**Set problem**
Transcribe all of the data exactly. Omit the pictures.

**Source material**
-*-*-

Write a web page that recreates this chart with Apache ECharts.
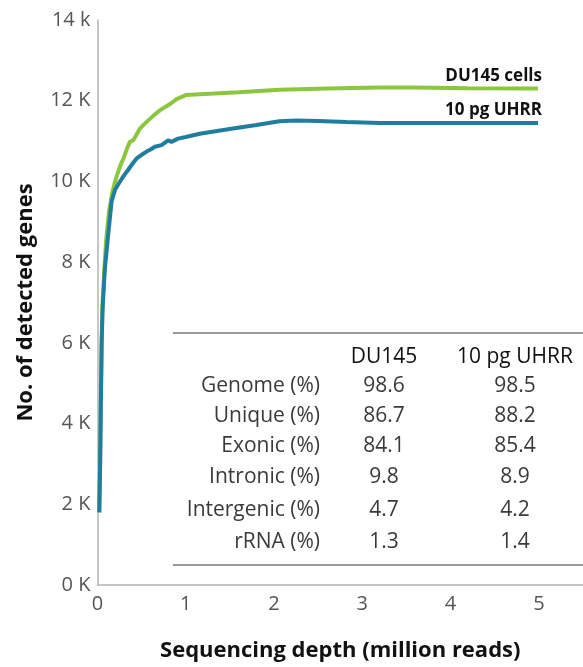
<!DOCTYPE html>
<html>
<head>
<meta charset="utf-8">
<script src="https://cdn.jsdelivr.net/npm/echarts@6/dist/echarts.min.js"></script>
<style>
html,body{margin:0;padding:0;background:#fff;}
#chart{width:583px;height:667px;}
</style>
</head>
<body>
<div id="chart"></div>
<script>
// ---- Data ----
const du145Depth = [0.02, 0.03, 0.038, 0.047, 0.055, 0.08, 0.1, 0.13, 0.165, 0.19, 0.22, 0.26, 0.3, 0.335, 0.367, 0.405, 0.44, 0.48, 0.53, 0.593, 0.65, 0.706, 0.763, 0.83, 0.895, 1.0, 1.16, 1.6, 2.06, 2.6, 3.19, 3.6, 4.2, 4.99];
const du145Genes = [1800, 3000, 4500, 6000, 6900, 7900, 8600, 9250, 9700, 9920, 10150, 10400, 10600, 10820, 10980, 11020, 11150, 11310, 11420, 11550, 11660, 11760, 11840, 11930, 12040, 12140, 12160, 12210, 12270, 12300, 12330, 12330, 12310, 12300];

const uhrrDepth = [0.02, 0.03, 0.038, 0.047, 0.059, 0.085, 0.122, 0.16, 0.2, 0.25, 0.3, 0.348, 0.4, 0.443, 0.5, 0.556, 0.6, 0.65, 0.725, 0.8, 0.838, 0.913, 1.0, 1.158, 1.497, 1.8, 2.06, 2.25, 2.5, 2.82, 3.2, 4.0, 4.99];
const uhrrGenes = [1800, 3000, 4500, 6000, 6900, 7880, 8700, 9510, 9800, 9980, 10150, 10290, 10450, 10570, 10660, 10740, 10790, 10860, 10900, 11020, 10980, 11060, 11100, 11180, 11300, 11400, 11490, 11510, 11500, 11470, 11450, 11450, 11450];

const seriesNames = ['DU145 cells', '10 pg UHRR'];
const yTickLabels = ['0 K', '2 K', '4 K', '6 K', '8 K', '10 K', '12 K', '14 k'];
const xTickLabels = ['0', '1', '2', '3', '4', '5'];

const tableHeaders = ['DU145', '10 pg UHRR'];
const tableRows = ['Genome (%)', 'Unique (%)', 'Exonic (%)', 'Intronic (%)', 'Intergenic (%)', 'rRNA (%)'];
const du145Stats = ['98.6', '86.7', '84.1', '9.8', '4.7', '1.3'];
const uhrrStats = ['98.5', '88.2', '85.4', '8.9', '4.2', '1.4'];

// ---- Styles ----
const FONT = 'Open Sans';
const GREEN = '#8cc63f';
const BLUE = '#1f7e9e';
const AXIS = '#b3b3b3';

const chart = echarts.init(document.getElementById('chart'));

// Table graphics built from arrays
const graphics = [];
const tableTop = 333, tableBottom = 565, tableLeft = 173, tableRight = 583;
graphics.push({type:'line', shape:{x1:tableLeft, y1:tableTop, x2:tableRight, y2:tableTop}, style:{stroke:'#999', lineWidth:2}});
graphics.push({type:'line', shape:{x1:tableLeft, y1:tableBottom, x2:tableRight, y2:tableBottom}, style:{stroke:'#999', lineWidth:2}});
const colX = [384, 515];
const headerY = 357;
const rowY = [386, 416, 446, 477, 510, 542];
tableHeaders.forEach((h, i) => {
  graphics.push({type:'text', x:colX[i], y:headerY, style:{text:h, fill:'#111', font:'21px "' + FONT + '"', align:'center', verticalAlign:'middle'}});
});
tableRows.forEach((r, i) => {
  graphics.push({type:'text', x:320, y:rowY[i], style:{text:r, fill:'#3a3a3a', font:'21px "' + FONT + '"', align:'right', verticalAlign:'middle'}});
  graphics.push({type:'text', x:colX[0], y:rowY[i], style:{text:du145Stats[i], fill:'#3a3a3a', font:'21px "' + FONT + '"', align:'center', verticalAlign:'middle'}});
  graphics.push({type:'text', x:colX[1], y:rowY[i], style:{text:uhrrStats[i], fill:'#3a3a3a', font:'21px "' + FONT + '"', align:'center', verticalAlign:'middle'}});
});

function pairs(xs, ys){ return xs.map((x, i) => [x, ys[i]]); }

const option = {
  animation: false,
  backgroundColor: '#fff',
  grid: {left: 97.5, right: 0, top: 20, bottom: 75, containLabel: false},
  xAxis: {
    type: 'value', min: 0, max: 5.5, interval: 1,
    name: 'Sequencing depth (million reads)', nameLocation: 'middle', nameGap: 55,
    nameTextStyle: {fontFamily: FONT, fontWeight: 'bold', fontSize: 22, color: '#111'},
    axisLine: {show: true, lineStyle: {color: AXIS, width: 1.5}},
    axisTick: {show: false},
    splitLine: {show: false},
    axisLabel: {showMaxLabel: false, margin: 9, fontFamily: FONT, fontSize: 20, color: '#555',
      formatter: v => Number.isInteger(v) && xTickLabels[v] !== undefined ? xTickLabels[v] : ''}
  },
  yAxis: {
    type: 'value', min: 0, max: 14000, interval: 2000,
    name: 'No. of detected genes', nameLocation: 'middle', nameGap: 61,
    nameTextStyle: {fontFamily: FONT, fontWeight: 'bold', fontSize: 22, color: '#111'},
    axisLine: {show: true, lineStyle: {color: AXIS, width: 1.5}},
    axisTick: {show: false},
    splitLine: {show: false},
    axisLabel: {margin: 7, fontFamily: FONT, fontSize: 20, color: '#555',
      formatter: v => yTickLabels[Math.round(v / 2000)]}
  },
  series: [
    {
      name: seriesNames[0], type: 'line', data: pairs(du145Depth, du145Genes),
      showSymbol: false, smooth: false, z: 2,
      lineStyle: {color: GREEN, width: 4},
      endLabel: {show: true, formatter: seriesNames[0], align: 'right', verticalAlign: 'bottom',
        offset: [-4, -4], fontFamily: FONT, fontWeight: 'bold', fontSize: 17, color: '#111'}
    },
    {
      name: seriesNames[1], type: 'line', data: pairs(uhrrDepth, uhrrGenes),
      showSymbol: false, smooth: false, z: 3,
      lineStyle: {color: BLUE, width: 4},
      endLabel: {show: true, formatter: seriesNames[1], align: 'right', verticalAlign: 'bottom',
        offset: [-4, -4], fontFamily: FONT, fontWeight: 'bold', fontSize: 17, color: '#111'}
    }
  ],
  graphic: graphics
};
chart.setOption(option);
</script>
</body>
</html>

-*-*-

**Answer to the problem**
Write a web page that recreates this chart with Apache ECharts.
<!DOCTYPE html>
<html>
<head>
<meta charset="utf-8">
<script src="https://cdn.jsdelivr.net/npm/echarts@6/dist/echarts.min.js"></script>
<style>
html,body{margin:0;padding:0;background:#fff;}
#chart{width:583px;height:667px;}
</style>
</head>
<body>
<div id="chart"></div>
<script>
// ---- Data ----
const du145Depth = [0.02, 0.03, 0.038, 0.047, 0.055, 0.08, 0.1, 0.13, 0.165, 0.19, 0.22, 0.26, 0.3, 0.335, 0.367, 0.405, 0.44, 0.48, 0.53, 0.593, 0.65, 0.706, 0.763, 0.83, 0.895, 1.0, 1.16, 1.6, 2.06, 2.6, 3.19, 3.6, 4.2, 4.99];
const du145Genes = [1800, 3000, 4500, 6000, 6900, 7900, 8600, 9250, 9700, 9920, 10150, 10400, 10600, 10820, 10980, 11020, 11150, 11310, 11420, 11550, 11660, 11760, 11840, 11930, 12040, 12140, 12160, 12210, 12270, 12300, 12330, 12330, 12310, 12300];

const uhrrDepth = [0.02, 0.03, 0.038, 0.047, 0.059, 0.085, 0.122, 0.16, 0.2, 0.25, 0.3, 0.348, 0.4, 0.443, 0.5, 0.556, 0.6, 0.65, 0.725, 0.8, 0.838, 0.913, 1.0, 1.158, 1.497, 1.8, 2.06, 2.25, 2.5, 2.82, 3.2, 4.0, 4.99];
const uhrrGenes = [1800, 3000, 4500, 6000, 6900, 7880, 8700, 9510, 9800, 9980, 10150, 10290, 10450, 10570, 10660, 10740, 10790, 10860, 10900, 11020, 10980, 11060, 11100, 11180, 11300, 11400, 11490, 11510, 11500, 11470, 11450, 11450, 11450];

const seriesNames = ['DU145 cells', '10 pg UHRR'];
const yTickLabels = ['0 K', '2 K', '4 K', '6 K', '8 K', '10 K', '12 K', '14 k'];
const xTickLabels = ['0', '1', '2', '3', '4', '5'];

const tableHeaders = ['DU145', '10 pg UHRR'];
const tableRows = ['Genome (%)', 'Unique (%)', 'Exonic (%)', 'Intronic (%)', 'Intergenic (%)', 'rRNA (%)'];
const du145Stats = ['98.6', '86.7', '84.1', '9.8', '4.7', '1.3'];
const uhrrStats = ['98.5', '88.2', '85.4', '8.9', '4.2', '1.4'];

// ---- Styles ----
const FONT = 'Open Sans';
const GREEN = '#8cc63f';
const BLUE = '#1f7e9e';
const AXIS = '#b3b3b3';

const chart = echarts.init(document.getElementById('chart'));

// Table graphics built from arrays
const graphics = [];
const tableTop = 333, tableBottom = 565, tableLeft = 173, tableRight = 583;
graphics.push({type:'line', shape:{x1:tableLeft, y1:tableTop, x2:tableRight, y2:tableTop}, style:{stroke:'#999', lineWidth:2}});
graphics.push({type:'line', shape:{x1:tableLeft, y1:tableBottom, x2:tableRight, y2:tableBottom}, style:{stroke:'#999', lineWidth:2}});
const colX = [384, 515];
const headerY = 357;
const rowY = [386, 416, 446, 477, 510, 542];
tableHeaders.forEach((h, i) => {
  graphics.push({type:'text', x:colX[i], y:headerY, style:{text:h, fill:'#111', font:'21px "' + FONT + '"', align:'center', verticalAlign:'middle'}});
});
tableRows.forEach((r, i) => {
  graphics.push({type:'text', x:320, y:rowY[i], style:{text:r, fill:'#3a3a3a', font:'21px "' + FONT + '"', align:'right', verticalAlign:'middle'}});
  graphics.push({type:'text', x:colX[0], y:rowY[i], style:{text:du145Stats[i], fill:'#3a3a3a', font:'21px "' + FONT + '"', align:'center', verticalAlign:'middle'}});
  graphics.push({type:'text', x:colX[1], y:rowY[i], style:{text:uhrrStats[i], fill:'#3a3a3a', font:'21px "' + FONT + '"', align:'center', verticalAlign:'middle'}});
});

function pairs(xs, ys){ return xs.map((x, i) => [x, ys[i]]); }

const option = {
  animation: false,
  backgroundColor: '#fff',
  grid: {left: 97.5, right: 0, top: 20, bottom: 75, containLabel: false},
  xAxis: {
    type: 'value', min: 0, max: 5.5, interval: 1,
    name: 'Sequencing depth (million reads)', nameLocation: 'middle', nameGap: 55,
    nameTextStyle: {fontFamily: FONT, fontWeight: 'bold', fontSize: 22, color: '#111'},
    axisLine: {show: true, lineStyle: {color: AXIS, width: 1.5}},
    axisTick: {show: false},
    splitLine: {show: false},
    axisLabel: {showMaxLabel: false, margin: 9, fontFamily: FONT, fontSize: 20, color: '#555',
      formatter: v => Number.isInteger(v) && xTickLabels[v] !== undefined ? xTickLabels[v] : ''}
  },
  yAxis: {
    type: 'value', min: 0, max: 14000, interval: 2000,
    name: 'No. of detected genes', nameLocation: 'middle', nameGap: 61,
    nameTextStyle: {fontFamily: FONT, fontWeight: 'bold', fontSize: 22, color: '#111'},
    axisLine: {show: true, lineStyle: {color: AXIS, width: 1.5}},
    axisTick: {show: false},
    splitLine: {show: false},
    axisLabel: {margin: 7, fontFamily: FONT, fontSize: 20, color: '#555',
      formatter: v => yTickLabels[Math.round(v / 2000)]}
  },
  series: [
    {
      name: seriesNames[0], type: 'line', data: pairs(du145Depth, du145Genes),
      showSymbol: false, smooth: false, z: 2,
      lineStyle: {color: GREEN, width: 4},
      endLabel: {show: true, formatter: seriesNames[0], align: 'right', verticalAlign: 'bottom',
        offset: [-4, -4], fontFamily: FONT, fontWeight: 'bold', fontSize: 17, color: '#111'}
    },
    {
      name: seriesNames[1], type: 'line', data: pairs(uhrrDepth, uhrrGenes),
      showSymbol: false, smooth: false, z: 3,
      lineStyle: {color: BLUE, width: 4},
      endLabel: {show: true, formatter: seriesNames[1], align: 'right', verticalAlign: 'bottom',
        offset: [-4, -4], fontFamily: FONT, fontWeight: 'bold', fontSize: 17, color: '#111'}
    }
  ],
  graphic: graphics
};
chart.setOption(option);
</script>
</body>
</html>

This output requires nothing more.